A similar loophole exists in New Jersey, where Atlantic City’s nine casino licensees allow patrons to light up indoors.
However, this has proven controversial, and campaigners are currently looking to remove their exemption, despite industry pushback.
Now, something similar seems to be taking place in the Ocean State. Rhode Island Representative Teresa Tanzi is sponsoring a bill to ban smoking at casinos.
Her bill, 2022-H 7855, “would repeal the exemption granted to pari-mutuel facilities and casinos from the smoke-free workplace requirement contained in the Public Health and Workplace Safety Act.”
“Casino workers are Rhode Islanders, parents, caregivers, taxpayers and human beings, and they deserve the same protections as everyone else in our state,” said Tanzi.
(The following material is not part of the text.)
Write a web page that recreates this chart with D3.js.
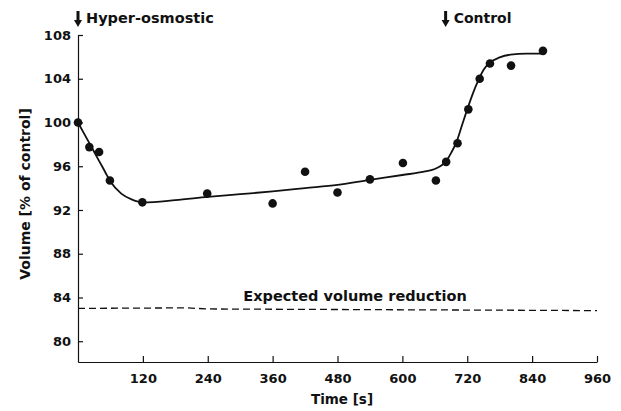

“It is fundamentally wrong to say that no one should be exposed to second-hand smoke in the workplace, but carve out an exception that leaves one group of workers not only unprotected, but in fact, bathed in smoke every day.”
While Rhode Island law currently requires casinos to create designated non-smoking areas, and stipulates that these must use “separate and distinct” ventilation systems, advocates of a ban argue that it does little to protect employees.
Tanzi continued: “There’s no excuse for continuing to endanger their health, and we need to pass this bill to let them breathe safely like everyone else.”
Her bill is backed by the Laborers’ International Union of North America (LIUNA) Local 271, which represents most Rhode Island casino employees.